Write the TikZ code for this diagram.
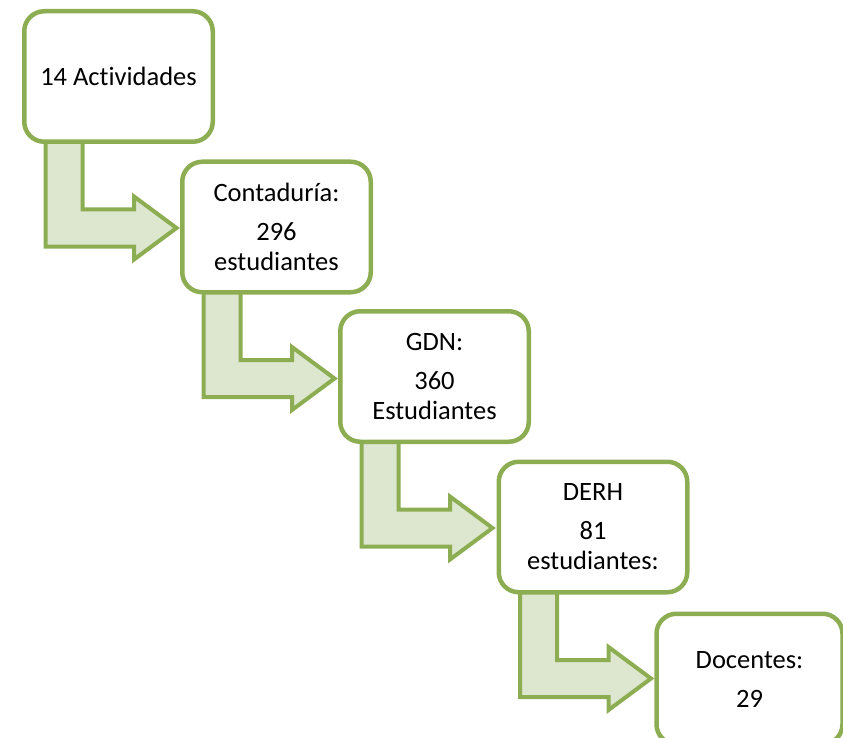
\documentclass[tikz,border=0pt]{standalone}
\usepackage{fontspec}
\setmainfont[Ligatures={NoCommon}]{Carlito}
\usetikzlibrary{calc,backgrounds}
\definecolor{olivestroke}{RGB}{141,173,82}
\definecolor{olivefill}{RGB}{221,231,207}
\tikzset{
  stagebox/.style={draw=olivestroke, line width=4.5pt, fill=white, rounded corners=20pt,
    minimum width=188.5pt, minimum height=130.5pt, inner sep=0pt, align=center,
    font=\fontsize{26.5}{30}\selectfont},
  bentarrow/.style={draw=olivestroke, fill=olivefill, line width=4pt, line join=miter}
}
\newcommand{\bentarrowfrom}[1]{%
  \draw[bentarrow] ($(#1)+(-73,63)$) -- ($(#1)+(-36,63)$) -- ($(#1)+(-36,133)$)
    -- ($(#1)+(15.5,133)$) -- ($(#1)+(15.5,120)$) -- ($(#1)+(58,151.5)$)
    -- ($(#1)+(15.5,183)$) -- ($(#1)+(15.5,170)$) -- ($(#1)+(-73,170)$) -- cycle;}
\begin{document}
\begin{tikzpicture}[x=1pt,y=-1pt]
  \clip (0,0) rectangle (843,738);
  \node[stagebox] (b1) at (118.5,76.5) {14 Actividades};
  \node[stagebox] (b2) at (276.5,227) {Contaduría:\\[9pt]296\\estudiantes};
  \node[stagebox] (b3) at (434.5,376.5) {GDN:\\[9pt]360\\Estudiantes};
  \node[stagebox] (b4) at (593,527) {DERH\\[9pt]81\\estudiantes:};
  \node[stagebox, minimum width=186pt] (b5) at (749.5,679) {Docentes:\\[9pt]29};
  \begin{scope}[on background layer]
    \bentarrowfrom{b1.center}
    \bentarrowfrom{b2.center}
    \bentarrowfrom{b3.center}
    \bentarrowfrom{b4.center}
  \end{scope}
\end{tikzpicture}
\end{document}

══════════════════════════════

Exercise instructions →
Transcribe the whole listing exactly. Pictures are excluded.

Expected answer →
Write the TikZ code for this diagram.
\documentclass[tikz,border=0pt]{standalone}
\usepackage{fontspec}
\setmainfont[Ligatures={NoCommon}]{Carlito}
\usetikzlibrary{calc,backgrounds}
\definecolor{olivestroke}{RGB}{141,173,82}
\definecolor{olivefill}{RGB}{221,231,207}
\tikzset{
  stagebox/.style={draw=olivestroke, line width=4.5pt, fill=white, rounded corners=20pt,
    minimum width=188.5pt, minimum height=130.5pt, inner sep=0pt, align=center,
    font=\fontsize{26.5}{30}\selectfont},
  bentarrow/.style={draw=olivestroke, fill=olivefill, line width=4pt, line join=miter}
}
\newcommand{\bentarrowfrom}[1]{%
  \draw[bentarrow] ($(#1)+(-73,63)$) -- ($(#1)+(-36,63)$) -- ($(#1)+(-36,133)$)
    -- ($(#1)+(15.5,133)$) -- ($(#1)+(15.5,120)$) -- ($(#1)+(58,151.5)$)
    -- ($(#1)+(15.5,183)$) -- ($(#1)+(15.5,170)$) -- ($(#1)+(-73,170)$) -- cycle;}
\begin{document}
\begin{tikzpicture}[x=1pt,y=-1pt]
  \clip (0,0) rectangle (843,738);
  \node[stagebox] (b1) at (118.5,76.5) {14 Actividades};
  \node[stagebox] (b2) at (276.5,227) {Contaduría:\\[9pt]296\\estudiantes};
  \node[stagebox] (b3) at (434.5,376.5) {GDN:\\[9pt]360\\Estudiantes};
  \node[stagebox] (b4) at (593,527) {DERH\\[9pt]81\\estudiantes:};
  \node[stagebox, minimum width=186pt] (b5) at (749.5,679) {Docentes:\\[9pt]29};
  \begin{scope}[on background layer]
    \bentarrowfrom{b1.center}
    \bentarrowfrom{b2.center}
    \bentarrowfrom{b3.center}
    \bentarrowfrom{b4.center}
  \end{scope}
\end{tikzpicture}
\end{document}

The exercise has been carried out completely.